▶ [Objective]:
Your task is to reproduce, verbatim and without pictures, the lines from the opening of the listing through the line containing "let inner = d3.scaleBand().domain([0, 1, 2]).range([0, x(1)".
--- Start Supplied material ---
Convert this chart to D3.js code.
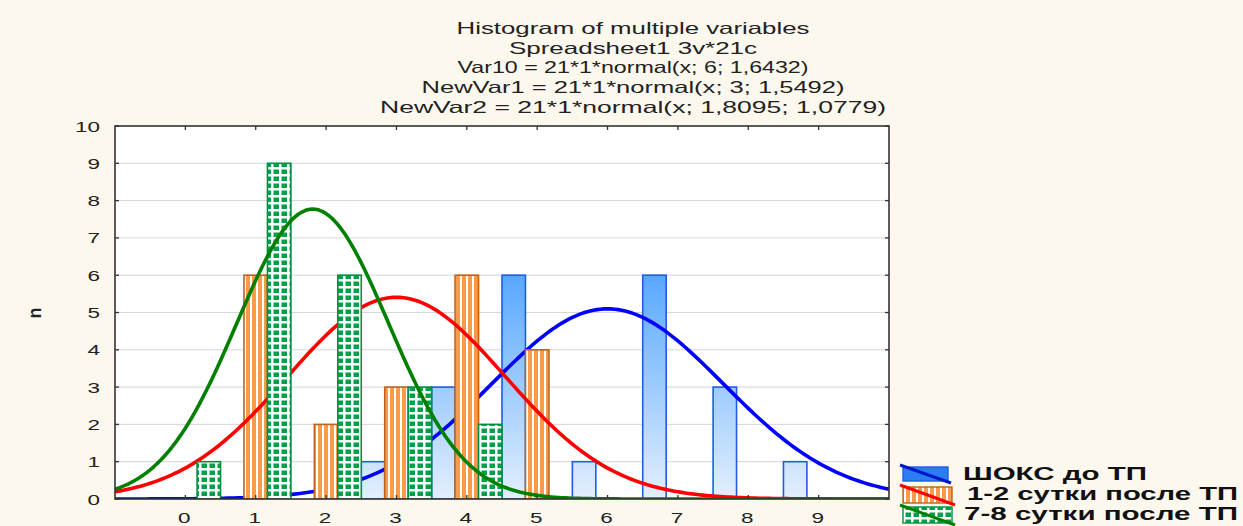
<!DOCTYPE html>
<html lang="ru">
<head>
<meta charset="UTF-8">
<title>Histogram of multiple variables</title>
<script src="https://d3js.org/d3.v7.min.js"></script>
<style>
  body { margin: 0; background: #fcf8ee; }
  svg { display: block; font-family: Arial, "Liberation Sans", sans-serif; }
</style>
</head>
<body>
<svg id="main" width="1243" height="526"></svg>
<script>
// values
const bins = [0, 1, 2, 3, 4, 5, 6, 7, 8, 9];
const shoks = [0, 0, 0, 1, 3, 6, 1, 6, 3, 1];   // ШОКС до ТП
const day12 = [0, 6, 2, 3, 6, 4, 0, 0, 0, 0];   // 1-2 сутки после ТП
const day78 = [1, 9, 6, 3, 2, 0, 0, 0, 0, 0];   // 7-8 сутки после ТП
const seriesNames = ["ШОКС до ТП", "1-2 сутки после ТП", "7-8 сутки после ТП"];
const xTicks = [0, 1, 2, 3, 4, 5, 6, 7, 8, 9];
const yTicks = [0, 1, 2, 3, 4, 5, 6, 7, 8, 9, 10];
const titleLines = [
  "Histogram of multiple variables",
  "Spreadsheet1 3v*21c",
  "Var10 = 21*1*normal(x; 6; 1,6432)",
  "NewVar1 = 21*1*normal(x; 3; 1,5492)",
  "NewVar2 = 21*1*normal(x; 1,8095; 1,0779)"
];

const svg = d3.select("svg#main");
const pLeft = 115, pRight = 889, pTop = 126, pBottom = 499;

let x = d3.scaleLinear().domain([-1, 10]).range([pLeft, pRight]);
let y = d3.scaleLinear().domain([0, 10]).range([pBottom, pTop]);
let inner = d3.scaleBand().domain([0, 1, 2]).range([0, x(1) - x(0)]);

let defs = svg.append("defs");
defs.append("clipPath").attr("id", "plotclip")
  .append("rect").attr("x", pLeft).attr("y", pTop)
  .attr("width", pRight - pLeft).attr("height", pBottom - pTop);

let grad = defs.append("linearGradient").attr("id", "blueGrad")
  .attr("gradientUnits", "userSpaceOnUse")
  .attr("x1", 0).attr("x2", 0).attr("y1", y(6)).attr("y2", y(0));
grad.append("stop").attr("offset", 0).attr("stop-color", "#58a8ff");
grad.append("stop").attr("offset", 1).attr("stop-color", "#e3effd");

// vertical stripes
let stripes = defs.append("pattern").attr("id", "stripes")
  .attr("patternUnits", "userSpaceOnUse").attr("width", 6).attr("height", 10);
stripes.append("rect").attr("width", 6).attr("height", 10).attr("fill", "#f89c4c");
stripes.append("rect").attr("x", 4).attr("width", 2).attr("height", 10).attr("fill", "#fff");

// green blocks
let blocks = defs.append("pattern").attr("id", "blocks")
  .attr("patternUnits", "userSpaceOnUse").attr("width", 8).attr("height", 7);
blocks.append("rect").attr("width", 8).attr("height", 7).attr("fill", "#fff");
blocks.append("rect").attr("x", 1.5).attr("y", 1.5).attr("width", 5.5).attr("height", 4.5).attr("fill", "#00a04a");

const styles = [
  { fill: "url(#blueGrad)", stroke: "#1d5ee0", line: "#0000ff", data: shoks, legend: "#2c7cf4" },
  { fill: "url(#stripes)", stroke: "#c0621a", line: "#ff0000", data: day12, legend: "url(#stripes)" },
  { fill: "url(#blocks)", stroke: "#00903e", line: "#008000", data: day78, legend: "url(#blocks)" }
];

// plot area
svg.append("rect").attr("x", pLeft).attr("y", pTop)
  .attr("width", pRight - pLeft).attr("height", pBottom - pTop).attr("fill", "#fff");

svg.append("g").selectAll("line")
  .data(yTicks.slice(1, -1)).enter().append("line")
  .attr("x1", pLeft).attr("x2", pRight)
  .attr("y1", d => y(d)).attr("y2", d => y(d))
  .attr("stroke", "#d6d6d6").attr("stroke-width", 1);

// normal curve fitted from each histogram
function fitted(counts) {
  let n = d3.sum(counts);
  let mean = d3.sum(bins, (b, i) => b * counts[i]) / n;
  let sd = Math.sqrt(d3.sum(bins, (b, i) => counts[i] * (b - mean) ** 2) / (n - 1));
  let xs = d3.range(-1, 10.001, 0.05);
  return xs.map(v => [v, n * 1 * Math.exp(-0.5 * ((v - mean) / sd) ** 2) / (sd * Math.sqrt(2 * Math.PI))]);
}

let line = d3.line().x(d => x(d[0])).y(d => y(d[1])).curve(d3.curveLinear);
let plot = svg.append("g").attr("clip-path", "url(#plotclip)");

styles.forEach(function(s, si) {
  plot.append("g").selectAll("rect")
    .data(bins.filter((b, i) => s.data[i] > 0)).enter().append("rect")
    .attr("x", b => x(b - 0.5) + inner(si))
    .attr("width", inner.bandwidth())
    .attr("y", b => y(s.data[bins.indexOf(b)]))
    .attr("height", b => y(0) - y(s.data[bins.indexOf(b)]))
    .attr("fill", s.fill)
    .attr("stroke", s.stroke).attr("stroke-width", 1.6);
  plot.append("path").datum(fitted(s.data))
    .attr("d", line).attr("fill", "none")
    .attr("stroke", s.line).attr("stroke-width", 3.6)
    .attr("stroke-linejoin", "round");
});

// frame and ticks
svg.append("rect").attr("x", pLeft).attr("y", pTop)
  .attr("width", pRight - pLeft).attr("height", pBottom - pTop)
  .attr("fill", "none").attr("stroke", "#333").attr("stroke-width", 1.6);

let ticks = svg.append("g").attr("stroke", "#333").attr("stroke-width", 1.3);
xTicks.forEach(function(t) {
  ticks.append("line").attr("x1", x(t)).attr("x2", x(t)).attr("y1", pTop).attr("y2", pTop + 4);
  ticks.append("line").attr("x1", x(t)).attr("x2", x(t)).attr("y1", pBottom).attr("y2", pBottom - 4);
});
yTicks.forEach(function(t) {
  ticks.append("line").attr("x1", pLeft).attr("x2", pLeft + 4).attr("y1", y(t)).attr("y2", y(t));
  ticks.append("line").attr("x1", pRight).attr("x2", pRight - 4).attr("y1", y(t)).attr("y2", y(t));
});

// stretched text, like the original rendering
function wideText(px, py, txt, size, sx, anchor, weight) {
  svg.append("g").attr("transform", `translate(${px},${py}) scale(${sx},1)`)
    .append("text").text(txt)
    .attr("font-size", size).attr("fill", "#222")
    .attr("font-weight", weight || "normal")
    .attr("text-anchor", anchor);
}

yTicks.forEach(t => wideText(100, y(t) + 5.5, String(t), 15, 1.5, "end"));
xTicks.forEach(t => wideText(x(t) - 1, 523, String(t), 15, 1.5, "middle"));

svg.append("text").text("n")
  .attr("transform", "translate(41,313) rotate(-90)")
  .attr("text-anchor", "middle").attr("font-size", 18).attr("font-weight", "bold")
  .attr("fill", "#222");

// title
const titleWidths = [353, 248, 351, 423, 506];
svg.append("g").selectAll("text")
  .data(titleLines).enter().append("text")
  .text(d => d)
  .attr("x", 633).attr("y", (d, i) => 34 + i * 19.7)
  .attr("text-anchor", "middle").attr("font-size", 16.5).attr("fill", "#222")
  .attr("textLength", (d, i) => titleWidths[i])
  .attr("lengthAdjust", "spacingAndGlyphs");

// legend
const legendY = [467, 487, 507];
const legendH = [14, 16, 16];
const legendW = [45, 49, 49];
const legendTextW = [184, 271, 274];
const legendTextX = [963, 967, 964];
let legend = svg.append("g");
styles.forEach(function(s, i) {
  legend.append("rect").attr("x", 903).attr("y", legendY[i])
    .attr("width", legendW[i]).attr("height", legendH[i])
    .attr("fill", s.legend).attr("stroke", s.stroke).attr("stroke-width", 1.4);
  legend.append("line")
    .attr("x1", 900).attr("y1", legendY[i] - 2)
    .attr("x2", 903 + legendW[i] + 3).attr("y2", legendY[i] + legendH[i] + 2)
    .attr("stroke", i === 0 ? "#0018c8" : s.line).attr("stroke-width", 3);
  legend.append("text").text(seriesNames[i])
    .attr("x", legendTextX[i]).attr("y", legendY[i] + 13)
    .attr("font-size", 18).attr("font-weight", "bold").attr("fill", "#111")
    .attr("textLength", legendTextW[i]).attr("lengthAdjust", "spacingAndGlyphs");
});
</script>
</body>
</html>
--- End Supplied material ---
▶ [Exercise answer]:
Convert this chart to D3.js code.
<!DOCTYPE html>
<html lang="ru">
<head>
<meta charset="UTF-8">
<title>Histogram of multiple variables</title>
<script src="https://d3js.org/d3.v7.min.js"></script>
<style>
  body { margin: 0; background: #fcf8ee; }
  svg { display: block; font-family: Arial, "Liberation Sans", sans-serif; }
</style>
</head>
<body>
<svg id="main" width="1243" height="526"></svg>
<script>
// values
const bins = [0, 1, 2, 3, 4, 5, 6, 7, 8, 9];
const shoks = [0, 0, 0, 1, 3, 6, 1, 6, 3, 1];   // ШОКС до ТП
const day12 = [0, 6, 2, 3, 6, 4, 0, 0, 0, 0];   // 1-2 сутки после ТП
const day78 = [1, 9, 6, 3, 2, 0, 0, 0, 0, 0];   // 7-8 сутки после ТП
const seriesNames = ["ШОКС до ТП", "1-2 сутки после ТП", "7-8 сутки после ТП"];
const xTicks = [0, 1, 2, 3, 4, 5, 6, 7, 8, 9];
const yTicks = [0, 1, 2, 3, 4, 5, 6, 7, 8, 9, 10];
const titleLines = [
  "Histogram of multiple variables",
  "Spreadsheet1 3v*21c",
  "Var10 = 21*1*normal(x; 6; 1,6432)",
  "NewVar1 = 21*1*normal(x; 3; 1,5492)",
  "NewVar2 = 21*1*normal(x; 1,8095; 1,0779)"
];

const svg = d3.select("svg#main");
const pLeft = 115, pRight = 889, pTop = 126, pBottom = 499;

let x = d3.scaleLinear().domain([-1, 10]).range([pLeft, pRight]);
let y = d3.scaleLinear().domain([0, 10]).range([pBottom, pTop]);
let inner = d3.scaleBand().domain([0, 1, 2]).range([0, x(1) - x(0)]);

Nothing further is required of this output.